Well all I can say is that the solid 1.125 bar I added to my 64 front suspension greatly improved the handling and feel of the car.

Not at all. Copy and pasting all of that will make a reader roll their eyes and move on to the next post...and doesn’t address the original question directly. Also, the polar moment of inertia is calculated differently for a purely circular cross section and whats effectively a tube (hollow...circular sectional area minus an internal circular sectional area) as well. Different equations. Introducing theta/deflection also gets away from the original question and complicates things. When speaking of bending or torsional loads, most of the load is carried by the material furthest away from its center, whether a beam in bending or torsion bar. The further away the material is from the center, the higher its load carrying capacity. This is why i beams w/ a tall web can carry more load than a shorter web even if the flange dimensions are identical, or why a 2x8 carries more than a 2x6. Load at the center is effectively ‘0’ for a sway bar, so any material in the region does nothing but add weight.
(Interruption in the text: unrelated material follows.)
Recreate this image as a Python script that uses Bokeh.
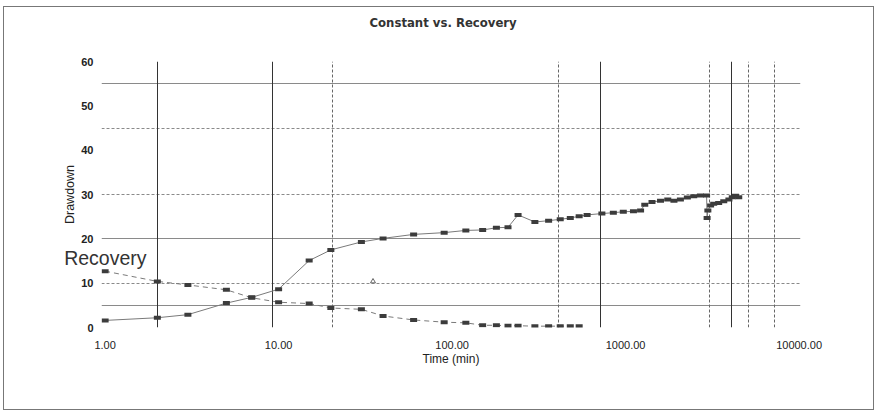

This is why you see hollow bars/shafts or even in the case of shear through an I beam web lightening holes w/ no ill effects. As you move away from the center, there is some load carried, so when that material is removed the now hollow bar must increase in diameter relative to the solid bar. Overall the weight of the larger diameter sway bar will be less yet maintain the same torsional rigidity as the smaller solid bar. Ultimately it’s more effective to put the material where the load is acting, which is not at the center. Hope this makes sense and helps.

I thought I sensed the polar vortex Venturi influence while driving over Carson Pass. THATS what it was! Hollow tube changes everything.